Para decirlo tan francamente como pueda: podemos estar trabajando para exponer y estudiar el funcionamiento de la ideología, o podemos estar trabajando para oscurecer, naturalizar o reproducir la ideología. Porque la literatura, como entendemos hoy el término, en su forma (todavía) post-romántica, es siempre parte de la producción de ideología. Si somos más explícitos sobre qué relación con la ideología queremos que tenga el uso de la literatura en el aula, podríamos tener más éxito en la creación de una disciplina que no se desechará como irrelevante para la educación superior centrada en la vocación.

Ahora, sé que el mismo término “ideología” probablemente hará que muchos lectores dejen de leer en este punto y que muchos otros malinterpreten lo que estoy tratando de argumentar en este ensayo. Permítanme tomarme un momento para explicar qué quiero decir exactamente con el término y por qué creo que no debería considerarse un término desdeñable, casi obsceno, en la disciplina de los estudios literarios.
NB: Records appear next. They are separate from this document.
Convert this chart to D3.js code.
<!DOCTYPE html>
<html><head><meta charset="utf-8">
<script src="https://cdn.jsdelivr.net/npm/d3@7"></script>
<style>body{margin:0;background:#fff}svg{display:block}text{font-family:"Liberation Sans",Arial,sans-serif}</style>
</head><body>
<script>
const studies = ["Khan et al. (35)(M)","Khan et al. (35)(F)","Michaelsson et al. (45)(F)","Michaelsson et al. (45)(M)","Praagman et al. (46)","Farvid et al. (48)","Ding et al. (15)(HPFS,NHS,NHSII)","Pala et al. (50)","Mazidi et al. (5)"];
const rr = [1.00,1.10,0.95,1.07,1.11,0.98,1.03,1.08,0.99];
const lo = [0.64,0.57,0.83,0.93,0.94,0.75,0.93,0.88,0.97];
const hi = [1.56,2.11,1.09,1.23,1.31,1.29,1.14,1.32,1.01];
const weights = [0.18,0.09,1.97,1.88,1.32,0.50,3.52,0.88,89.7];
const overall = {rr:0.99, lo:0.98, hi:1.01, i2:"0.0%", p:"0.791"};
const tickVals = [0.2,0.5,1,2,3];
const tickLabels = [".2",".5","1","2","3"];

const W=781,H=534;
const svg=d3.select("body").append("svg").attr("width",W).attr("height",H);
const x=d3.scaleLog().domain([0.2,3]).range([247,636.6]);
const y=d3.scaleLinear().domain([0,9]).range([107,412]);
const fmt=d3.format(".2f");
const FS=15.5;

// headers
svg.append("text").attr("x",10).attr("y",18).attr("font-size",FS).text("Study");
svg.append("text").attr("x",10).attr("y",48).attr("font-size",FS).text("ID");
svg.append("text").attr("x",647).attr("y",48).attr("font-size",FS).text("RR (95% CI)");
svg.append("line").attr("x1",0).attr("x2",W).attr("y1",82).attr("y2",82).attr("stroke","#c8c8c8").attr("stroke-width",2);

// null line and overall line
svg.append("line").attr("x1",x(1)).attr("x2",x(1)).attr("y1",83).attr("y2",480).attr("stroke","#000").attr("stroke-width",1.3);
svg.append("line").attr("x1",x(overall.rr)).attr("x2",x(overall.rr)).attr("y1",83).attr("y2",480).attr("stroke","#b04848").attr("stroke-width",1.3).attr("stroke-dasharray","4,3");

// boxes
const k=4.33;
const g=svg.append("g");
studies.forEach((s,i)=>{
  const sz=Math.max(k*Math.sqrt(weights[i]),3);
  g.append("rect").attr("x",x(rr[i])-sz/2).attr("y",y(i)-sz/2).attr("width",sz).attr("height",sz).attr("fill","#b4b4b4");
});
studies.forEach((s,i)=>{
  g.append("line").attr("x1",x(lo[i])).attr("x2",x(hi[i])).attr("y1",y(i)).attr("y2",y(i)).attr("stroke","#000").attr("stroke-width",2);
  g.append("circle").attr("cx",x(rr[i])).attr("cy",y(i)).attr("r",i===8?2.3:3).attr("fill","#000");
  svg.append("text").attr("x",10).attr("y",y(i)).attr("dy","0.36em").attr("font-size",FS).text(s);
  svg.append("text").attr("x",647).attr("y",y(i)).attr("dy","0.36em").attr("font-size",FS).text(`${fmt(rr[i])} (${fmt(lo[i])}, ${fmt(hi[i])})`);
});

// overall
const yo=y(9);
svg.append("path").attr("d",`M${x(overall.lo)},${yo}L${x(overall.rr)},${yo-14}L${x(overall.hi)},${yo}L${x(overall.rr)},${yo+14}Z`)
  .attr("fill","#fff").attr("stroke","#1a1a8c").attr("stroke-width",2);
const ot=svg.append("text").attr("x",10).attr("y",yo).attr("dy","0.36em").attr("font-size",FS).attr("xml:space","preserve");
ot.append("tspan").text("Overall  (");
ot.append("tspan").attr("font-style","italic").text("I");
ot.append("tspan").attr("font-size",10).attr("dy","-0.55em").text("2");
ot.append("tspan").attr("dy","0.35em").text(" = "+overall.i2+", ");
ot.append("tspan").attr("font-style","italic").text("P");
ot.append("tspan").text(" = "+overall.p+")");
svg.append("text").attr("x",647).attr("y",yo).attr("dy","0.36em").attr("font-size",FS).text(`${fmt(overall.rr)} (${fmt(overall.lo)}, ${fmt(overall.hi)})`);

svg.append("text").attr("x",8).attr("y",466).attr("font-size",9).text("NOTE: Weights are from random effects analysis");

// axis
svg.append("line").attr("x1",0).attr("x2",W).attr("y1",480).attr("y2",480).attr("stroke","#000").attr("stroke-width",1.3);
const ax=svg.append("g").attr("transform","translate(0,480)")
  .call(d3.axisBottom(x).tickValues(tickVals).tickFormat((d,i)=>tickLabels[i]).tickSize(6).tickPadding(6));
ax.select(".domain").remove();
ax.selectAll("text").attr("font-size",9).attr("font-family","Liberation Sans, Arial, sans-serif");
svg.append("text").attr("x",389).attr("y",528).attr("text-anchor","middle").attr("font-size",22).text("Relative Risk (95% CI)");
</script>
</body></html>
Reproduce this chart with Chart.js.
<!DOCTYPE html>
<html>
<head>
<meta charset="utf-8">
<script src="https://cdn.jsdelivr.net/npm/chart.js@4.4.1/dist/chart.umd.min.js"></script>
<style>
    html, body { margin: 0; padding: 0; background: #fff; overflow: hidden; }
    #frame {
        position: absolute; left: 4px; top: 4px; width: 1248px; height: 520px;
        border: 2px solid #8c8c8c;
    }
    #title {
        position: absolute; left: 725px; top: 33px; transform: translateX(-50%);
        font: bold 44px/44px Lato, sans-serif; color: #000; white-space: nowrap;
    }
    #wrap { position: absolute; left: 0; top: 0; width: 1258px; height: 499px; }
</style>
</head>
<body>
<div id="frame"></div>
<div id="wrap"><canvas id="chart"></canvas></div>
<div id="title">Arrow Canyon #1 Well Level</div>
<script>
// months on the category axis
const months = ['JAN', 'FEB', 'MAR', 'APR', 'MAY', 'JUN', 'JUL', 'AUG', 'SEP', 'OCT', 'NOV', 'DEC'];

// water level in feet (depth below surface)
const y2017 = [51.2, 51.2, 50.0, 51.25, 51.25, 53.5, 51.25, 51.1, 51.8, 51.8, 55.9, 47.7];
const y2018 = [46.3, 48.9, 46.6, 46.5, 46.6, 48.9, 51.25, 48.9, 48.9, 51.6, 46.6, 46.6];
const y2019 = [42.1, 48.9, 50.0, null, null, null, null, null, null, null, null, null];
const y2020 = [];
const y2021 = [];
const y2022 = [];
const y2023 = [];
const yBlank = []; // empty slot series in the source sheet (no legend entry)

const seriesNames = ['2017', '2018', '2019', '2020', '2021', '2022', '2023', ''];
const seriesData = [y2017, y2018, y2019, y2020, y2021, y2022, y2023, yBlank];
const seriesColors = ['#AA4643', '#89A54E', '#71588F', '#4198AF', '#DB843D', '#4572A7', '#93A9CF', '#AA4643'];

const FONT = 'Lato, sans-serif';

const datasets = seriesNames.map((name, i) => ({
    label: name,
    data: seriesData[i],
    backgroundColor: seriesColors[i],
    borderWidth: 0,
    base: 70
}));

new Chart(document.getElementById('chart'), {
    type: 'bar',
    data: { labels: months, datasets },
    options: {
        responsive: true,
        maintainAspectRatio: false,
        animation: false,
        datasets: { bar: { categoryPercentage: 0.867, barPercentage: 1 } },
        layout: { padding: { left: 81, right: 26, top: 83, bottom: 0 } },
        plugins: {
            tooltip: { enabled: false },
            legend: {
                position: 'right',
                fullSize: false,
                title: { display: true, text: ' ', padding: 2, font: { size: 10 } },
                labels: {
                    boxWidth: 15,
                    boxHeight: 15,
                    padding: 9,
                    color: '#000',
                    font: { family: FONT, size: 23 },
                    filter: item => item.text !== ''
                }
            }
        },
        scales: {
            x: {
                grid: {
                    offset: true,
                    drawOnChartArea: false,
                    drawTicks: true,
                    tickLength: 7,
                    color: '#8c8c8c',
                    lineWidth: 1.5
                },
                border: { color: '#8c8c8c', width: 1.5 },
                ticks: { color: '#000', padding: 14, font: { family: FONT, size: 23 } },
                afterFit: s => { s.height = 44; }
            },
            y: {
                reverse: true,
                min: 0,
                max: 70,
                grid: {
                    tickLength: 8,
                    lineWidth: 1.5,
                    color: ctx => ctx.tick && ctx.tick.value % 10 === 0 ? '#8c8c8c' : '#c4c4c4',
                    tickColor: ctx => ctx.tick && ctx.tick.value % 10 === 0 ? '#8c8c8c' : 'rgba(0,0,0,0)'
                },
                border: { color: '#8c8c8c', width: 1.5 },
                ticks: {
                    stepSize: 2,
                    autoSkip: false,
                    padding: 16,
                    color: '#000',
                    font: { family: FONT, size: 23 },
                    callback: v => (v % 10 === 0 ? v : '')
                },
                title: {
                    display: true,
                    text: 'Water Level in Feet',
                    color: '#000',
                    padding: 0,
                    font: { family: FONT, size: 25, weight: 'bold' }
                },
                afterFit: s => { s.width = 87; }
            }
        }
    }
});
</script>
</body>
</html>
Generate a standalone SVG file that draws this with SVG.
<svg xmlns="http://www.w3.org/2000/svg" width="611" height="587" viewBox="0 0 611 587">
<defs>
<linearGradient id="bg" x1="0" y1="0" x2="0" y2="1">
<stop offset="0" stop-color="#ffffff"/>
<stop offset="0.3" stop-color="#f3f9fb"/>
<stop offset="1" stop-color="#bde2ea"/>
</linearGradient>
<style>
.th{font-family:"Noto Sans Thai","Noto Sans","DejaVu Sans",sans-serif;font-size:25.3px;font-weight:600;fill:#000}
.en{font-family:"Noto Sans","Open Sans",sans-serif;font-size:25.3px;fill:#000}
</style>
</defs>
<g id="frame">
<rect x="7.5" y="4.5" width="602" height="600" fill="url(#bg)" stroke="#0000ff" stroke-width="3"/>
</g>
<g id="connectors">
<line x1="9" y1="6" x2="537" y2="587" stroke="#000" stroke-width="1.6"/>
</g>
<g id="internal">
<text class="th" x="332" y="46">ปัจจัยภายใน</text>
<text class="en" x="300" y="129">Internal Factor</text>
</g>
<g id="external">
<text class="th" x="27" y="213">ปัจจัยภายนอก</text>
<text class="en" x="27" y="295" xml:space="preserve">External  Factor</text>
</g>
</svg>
Me refiero a la ideología en el sentido positivo: aquellas creencias, estrechamente relacionadas con prácticas sociales particulares, que dan forma al tipo de acciones que emprendemos y encontramos significativas, además de limitar otros tipos de acciones y prevenir otros tipos de significado. Este no es un estado negativo, un estado de engaño o error o  de “falsa conciencia”, necesariamente, aunque podría serlo en algunos casos. En cambio, es esencial para cualquier tipo de funcionamiento social. Sin una ideología compartida, no podemos saber qué hacer en cualquier interacción con otras personas. Sin ideología, no podríamos transmitir nuestro conocimiento a otra generación o tener vidas agradables de actividad significativa. Somos animales sociales por naturaleza, por lo que somos animales ideológicos por naturaleza. No hay nada en la razón pura que pueda conducirnos a una formación ideológica particular, y entonces no existe una única formación ideológica que sea “natural” o necesaria para todos los humanos. Muchas prácticas ideológicas pueden permitir el florecimiento humano y muchas no. No podemos vivir nuestras vidas sin una ideología; pensar que podemos, que podemos vivir en la razón pura, es el engaño de los utilitaristas o estoicos más ingenuos, el engaño solo de aquellos que están ciegos a sus propios y más poderosos lazos ideológicos. Tomar conciencia de nuestros compromisos ideológicos, entonces, no es necesariamente rechazarlos. No pueden ser falsos y que puedan ser beneficiosos. Sin embargo, tomar conciencia de ellos es poder separarse mejor de los que son dañinos y trabajar para reproducir aquellos que permiten el florecimiento humano.

Aquí es donde el estudio de la literatura se vuelve, potencialmente, importante para el bienestar de nuestra sociedad. Un gran reclamo, que se hace a menudo pero que rara vez se cumple. Ciertamente no se cumple en este momento, sugeriría. Pero posiblemente esté en nuestro poder cumplirlo.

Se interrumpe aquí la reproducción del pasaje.